**TASK TO COMPLETE**
Reproduce only the lines of the material below that start at the line containing "Clone this chart in seaborn and matplotlib." and stop at the line containing "time = np.round(1.2855". Keep both end lines.

**DATA FOR THIS TASK**

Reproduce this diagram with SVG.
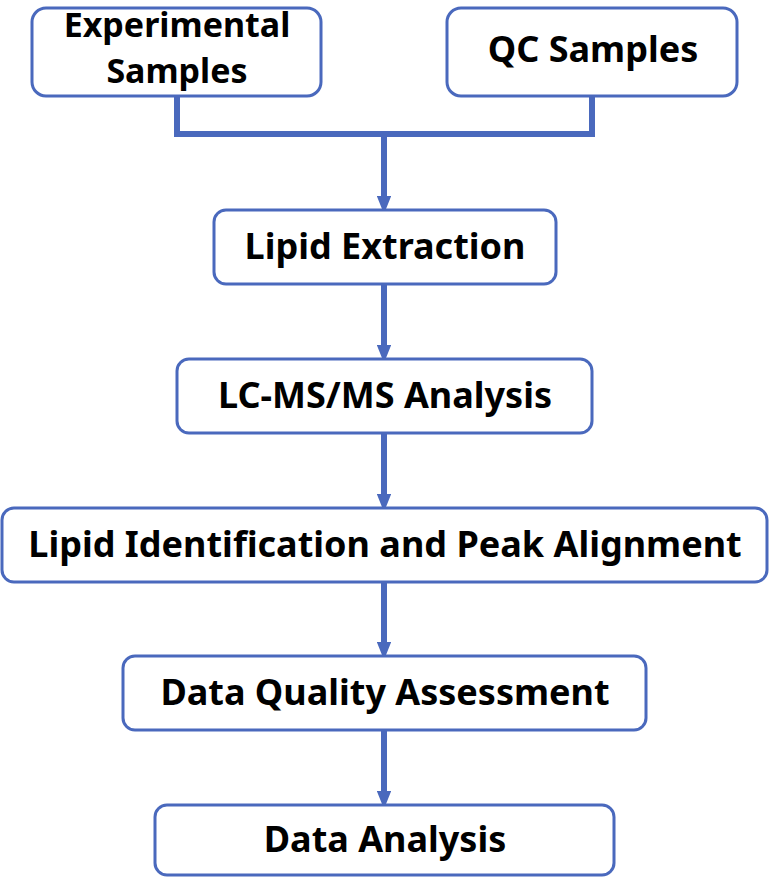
* * *
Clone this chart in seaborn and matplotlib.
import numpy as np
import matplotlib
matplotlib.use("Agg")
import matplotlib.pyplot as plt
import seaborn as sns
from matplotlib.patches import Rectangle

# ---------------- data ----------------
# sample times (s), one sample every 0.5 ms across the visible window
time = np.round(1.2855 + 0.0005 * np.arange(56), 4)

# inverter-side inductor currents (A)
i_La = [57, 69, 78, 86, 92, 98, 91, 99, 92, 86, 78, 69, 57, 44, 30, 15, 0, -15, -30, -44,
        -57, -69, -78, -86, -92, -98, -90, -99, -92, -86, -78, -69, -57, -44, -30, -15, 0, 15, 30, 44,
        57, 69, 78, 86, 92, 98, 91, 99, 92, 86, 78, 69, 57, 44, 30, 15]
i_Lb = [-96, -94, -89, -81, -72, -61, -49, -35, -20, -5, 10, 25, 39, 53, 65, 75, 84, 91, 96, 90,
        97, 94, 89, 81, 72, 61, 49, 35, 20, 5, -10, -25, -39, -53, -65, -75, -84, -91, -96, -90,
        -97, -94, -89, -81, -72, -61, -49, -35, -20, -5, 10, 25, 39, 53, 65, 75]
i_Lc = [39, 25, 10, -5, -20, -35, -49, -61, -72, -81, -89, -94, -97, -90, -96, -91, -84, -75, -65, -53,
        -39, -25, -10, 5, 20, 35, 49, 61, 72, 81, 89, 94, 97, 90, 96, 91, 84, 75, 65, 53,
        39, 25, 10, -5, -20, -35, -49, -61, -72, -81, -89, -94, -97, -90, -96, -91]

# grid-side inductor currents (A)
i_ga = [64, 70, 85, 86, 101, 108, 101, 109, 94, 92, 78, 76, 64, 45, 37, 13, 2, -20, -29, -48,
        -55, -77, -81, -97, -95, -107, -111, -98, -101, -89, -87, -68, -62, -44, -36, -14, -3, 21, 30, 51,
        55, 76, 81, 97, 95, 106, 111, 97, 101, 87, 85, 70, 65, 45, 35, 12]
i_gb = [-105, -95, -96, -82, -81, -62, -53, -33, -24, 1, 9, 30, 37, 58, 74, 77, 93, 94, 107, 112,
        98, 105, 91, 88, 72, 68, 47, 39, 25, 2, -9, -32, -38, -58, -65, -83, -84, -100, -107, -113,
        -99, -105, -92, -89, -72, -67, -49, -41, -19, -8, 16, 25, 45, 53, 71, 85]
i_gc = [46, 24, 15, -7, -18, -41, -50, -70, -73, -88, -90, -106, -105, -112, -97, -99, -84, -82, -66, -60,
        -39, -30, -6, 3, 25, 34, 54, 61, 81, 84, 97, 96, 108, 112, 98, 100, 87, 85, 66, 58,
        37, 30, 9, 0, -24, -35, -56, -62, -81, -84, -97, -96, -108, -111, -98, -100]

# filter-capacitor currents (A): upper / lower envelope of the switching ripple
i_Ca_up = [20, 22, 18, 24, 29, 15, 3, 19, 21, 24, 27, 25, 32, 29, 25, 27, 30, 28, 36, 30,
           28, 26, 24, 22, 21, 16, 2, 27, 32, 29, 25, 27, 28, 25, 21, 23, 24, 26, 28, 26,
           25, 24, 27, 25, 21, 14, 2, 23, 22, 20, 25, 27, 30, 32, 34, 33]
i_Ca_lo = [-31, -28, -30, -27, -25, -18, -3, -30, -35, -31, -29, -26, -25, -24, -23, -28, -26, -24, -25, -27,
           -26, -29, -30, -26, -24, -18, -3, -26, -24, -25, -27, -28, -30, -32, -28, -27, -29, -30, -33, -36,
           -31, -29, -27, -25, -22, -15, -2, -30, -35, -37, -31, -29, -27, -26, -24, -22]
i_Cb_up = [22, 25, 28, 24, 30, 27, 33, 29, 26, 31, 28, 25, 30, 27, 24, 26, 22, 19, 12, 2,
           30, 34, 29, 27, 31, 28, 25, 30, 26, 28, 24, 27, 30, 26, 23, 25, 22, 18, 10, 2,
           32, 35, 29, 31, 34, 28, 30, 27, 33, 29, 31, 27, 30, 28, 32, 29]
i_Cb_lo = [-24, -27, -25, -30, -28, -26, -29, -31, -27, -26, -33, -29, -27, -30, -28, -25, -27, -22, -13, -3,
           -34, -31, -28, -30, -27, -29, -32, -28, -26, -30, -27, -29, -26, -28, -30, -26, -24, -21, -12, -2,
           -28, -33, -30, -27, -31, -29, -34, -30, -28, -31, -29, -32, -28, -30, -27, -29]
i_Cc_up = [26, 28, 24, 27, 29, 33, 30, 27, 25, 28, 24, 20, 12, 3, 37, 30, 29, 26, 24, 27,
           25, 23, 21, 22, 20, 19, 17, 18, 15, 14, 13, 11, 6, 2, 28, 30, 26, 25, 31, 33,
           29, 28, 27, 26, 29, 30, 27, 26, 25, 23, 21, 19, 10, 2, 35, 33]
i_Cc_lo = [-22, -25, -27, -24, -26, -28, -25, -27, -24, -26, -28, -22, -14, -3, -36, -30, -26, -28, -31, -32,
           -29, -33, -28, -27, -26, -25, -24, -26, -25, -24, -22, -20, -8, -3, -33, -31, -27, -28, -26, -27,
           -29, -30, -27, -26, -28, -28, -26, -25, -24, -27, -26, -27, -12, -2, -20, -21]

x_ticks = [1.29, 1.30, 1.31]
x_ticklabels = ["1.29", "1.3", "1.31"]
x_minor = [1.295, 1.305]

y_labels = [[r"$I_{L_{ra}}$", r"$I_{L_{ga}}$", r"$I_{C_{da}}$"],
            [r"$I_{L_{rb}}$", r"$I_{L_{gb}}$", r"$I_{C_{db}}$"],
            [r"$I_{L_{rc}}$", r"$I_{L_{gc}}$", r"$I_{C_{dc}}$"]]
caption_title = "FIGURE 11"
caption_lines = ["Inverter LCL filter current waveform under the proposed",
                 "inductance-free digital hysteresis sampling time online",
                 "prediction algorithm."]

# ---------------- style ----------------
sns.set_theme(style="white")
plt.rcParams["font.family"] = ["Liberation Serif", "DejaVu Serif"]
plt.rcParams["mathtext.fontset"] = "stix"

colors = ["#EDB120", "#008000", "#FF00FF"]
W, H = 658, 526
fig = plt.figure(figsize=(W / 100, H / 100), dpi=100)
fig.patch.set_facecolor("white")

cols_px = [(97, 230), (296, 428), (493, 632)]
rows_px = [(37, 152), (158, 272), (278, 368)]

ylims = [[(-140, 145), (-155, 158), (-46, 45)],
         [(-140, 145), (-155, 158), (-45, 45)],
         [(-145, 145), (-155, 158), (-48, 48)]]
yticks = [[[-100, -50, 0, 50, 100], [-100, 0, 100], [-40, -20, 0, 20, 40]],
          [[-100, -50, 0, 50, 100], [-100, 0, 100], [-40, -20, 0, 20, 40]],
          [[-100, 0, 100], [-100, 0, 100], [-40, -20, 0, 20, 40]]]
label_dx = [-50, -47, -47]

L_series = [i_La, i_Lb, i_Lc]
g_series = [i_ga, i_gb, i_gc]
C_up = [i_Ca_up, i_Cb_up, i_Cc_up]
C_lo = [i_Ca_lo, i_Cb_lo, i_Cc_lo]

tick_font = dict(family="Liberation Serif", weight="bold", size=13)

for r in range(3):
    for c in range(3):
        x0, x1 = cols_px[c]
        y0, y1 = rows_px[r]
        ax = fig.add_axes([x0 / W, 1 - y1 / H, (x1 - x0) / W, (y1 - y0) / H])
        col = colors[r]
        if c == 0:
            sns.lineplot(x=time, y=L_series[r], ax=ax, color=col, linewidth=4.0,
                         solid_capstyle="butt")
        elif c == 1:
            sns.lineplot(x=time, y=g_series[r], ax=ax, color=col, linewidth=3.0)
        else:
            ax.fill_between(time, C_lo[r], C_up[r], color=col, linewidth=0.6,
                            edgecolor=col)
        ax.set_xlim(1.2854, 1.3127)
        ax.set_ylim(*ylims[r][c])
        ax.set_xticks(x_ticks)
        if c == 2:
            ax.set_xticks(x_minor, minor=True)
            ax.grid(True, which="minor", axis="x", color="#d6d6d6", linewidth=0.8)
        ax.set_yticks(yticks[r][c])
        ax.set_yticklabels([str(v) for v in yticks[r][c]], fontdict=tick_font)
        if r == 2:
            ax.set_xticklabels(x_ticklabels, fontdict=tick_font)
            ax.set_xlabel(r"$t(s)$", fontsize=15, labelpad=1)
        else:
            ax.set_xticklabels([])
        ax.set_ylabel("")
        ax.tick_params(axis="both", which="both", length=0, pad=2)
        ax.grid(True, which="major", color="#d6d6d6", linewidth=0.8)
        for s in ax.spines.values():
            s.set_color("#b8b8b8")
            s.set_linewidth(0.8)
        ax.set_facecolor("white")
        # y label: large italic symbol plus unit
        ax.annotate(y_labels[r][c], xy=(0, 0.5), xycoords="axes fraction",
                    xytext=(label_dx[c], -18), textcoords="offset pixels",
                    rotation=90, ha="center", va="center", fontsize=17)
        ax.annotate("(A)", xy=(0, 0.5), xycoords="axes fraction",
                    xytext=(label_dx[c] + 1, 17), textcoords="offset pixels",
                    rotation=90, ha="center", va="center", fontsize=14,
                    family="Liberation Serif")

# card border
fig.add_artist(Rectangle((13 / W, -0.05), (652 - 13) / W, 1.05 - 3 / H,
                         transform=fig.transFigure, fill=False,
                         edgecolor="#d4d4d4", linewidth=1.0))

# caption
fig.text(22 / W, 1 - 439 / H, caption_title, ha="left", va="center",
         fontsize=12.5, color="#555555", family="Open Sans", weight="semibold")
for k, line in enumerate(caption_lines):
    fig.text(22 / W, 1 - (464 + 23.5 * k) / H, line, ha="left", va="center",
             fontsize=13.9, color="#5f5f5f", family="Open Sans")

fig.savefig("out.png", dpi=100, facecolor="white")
* * *
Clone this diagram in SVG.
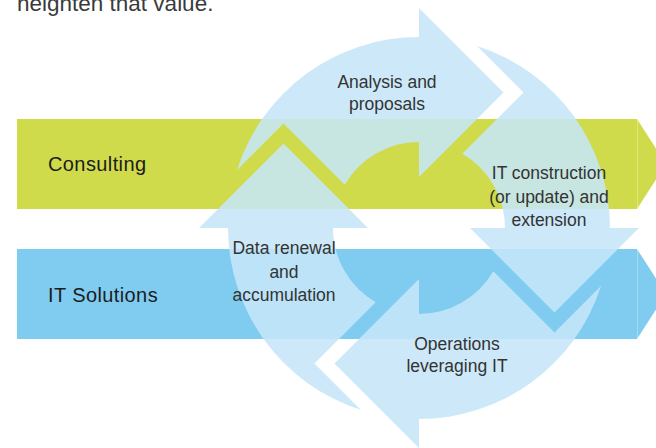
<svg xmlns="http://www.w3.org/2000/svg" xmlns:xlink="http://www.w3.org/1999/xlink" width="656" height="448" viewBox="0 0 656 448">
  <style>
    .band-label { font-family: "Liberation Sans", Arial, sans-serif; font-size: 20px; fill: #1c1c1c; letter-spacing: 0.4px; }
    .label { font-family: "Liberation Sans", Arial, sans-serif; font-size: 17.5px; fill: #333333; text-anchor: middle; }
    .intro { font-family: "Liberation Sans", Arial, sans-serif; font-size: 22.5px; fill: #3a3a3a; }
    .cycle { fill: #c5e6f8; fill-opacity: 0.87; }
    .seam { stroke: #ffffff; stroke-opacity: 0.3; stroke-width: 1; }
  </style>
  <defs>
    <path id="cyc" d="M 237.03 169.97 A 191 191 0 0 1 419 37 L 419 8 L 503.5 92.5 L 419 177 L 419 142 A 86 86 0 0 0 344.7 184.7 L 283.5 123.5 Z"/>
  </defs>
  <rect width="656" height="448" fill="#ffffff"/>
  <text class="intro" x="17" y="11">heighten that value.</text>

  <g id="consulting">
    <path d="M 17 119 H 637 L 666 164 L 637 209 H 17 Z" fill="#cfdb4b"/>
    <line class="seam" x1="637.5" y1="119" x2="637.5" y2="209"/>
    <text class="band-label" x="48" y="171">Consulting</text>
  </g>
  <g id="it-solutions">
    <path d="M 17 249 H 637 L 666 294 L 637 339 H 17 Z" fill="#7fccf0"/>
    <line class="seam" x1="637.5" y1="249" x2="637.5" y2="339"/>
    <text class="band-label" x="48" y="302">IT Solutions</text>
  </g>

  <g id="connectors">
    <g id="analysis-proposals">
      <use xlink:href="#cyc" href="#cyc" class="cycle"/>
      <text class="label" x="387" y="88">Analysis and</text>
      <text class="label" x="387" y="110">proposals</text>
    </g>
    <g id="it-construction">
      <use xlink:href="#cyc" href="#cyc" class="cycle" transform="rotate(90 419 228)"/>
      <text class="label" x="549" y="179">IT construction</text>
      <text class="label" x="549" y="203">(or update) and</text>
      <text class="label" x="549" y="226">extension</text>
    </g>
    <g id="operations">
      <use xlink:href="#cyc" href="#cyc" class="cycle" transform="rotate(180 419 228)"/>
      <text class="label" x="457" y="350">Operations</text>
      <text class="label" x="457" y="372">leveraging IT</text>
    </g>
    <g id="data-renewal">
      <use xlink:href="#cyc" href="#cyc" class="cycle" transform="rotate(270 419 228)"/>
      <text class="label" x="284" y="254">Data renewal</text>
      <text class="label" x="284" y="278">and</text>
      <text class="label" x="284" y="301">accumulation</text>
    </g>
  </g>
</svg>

**RESULT OF THE TASK**
Clone this chart in seaborn and matplotlib.
import numpy as np
import matplotlib
matplotlib.use("Agg")
import matplotlib.pyplot as plt
import seaborn as sns
from matplotlib.patches import Rectangle

# ---------------- data ----------------
# sample times (s), one sample every 0.5 ms across the visible window
time = np.round(1.2855 + 0.0005 * np.arange(56), 4)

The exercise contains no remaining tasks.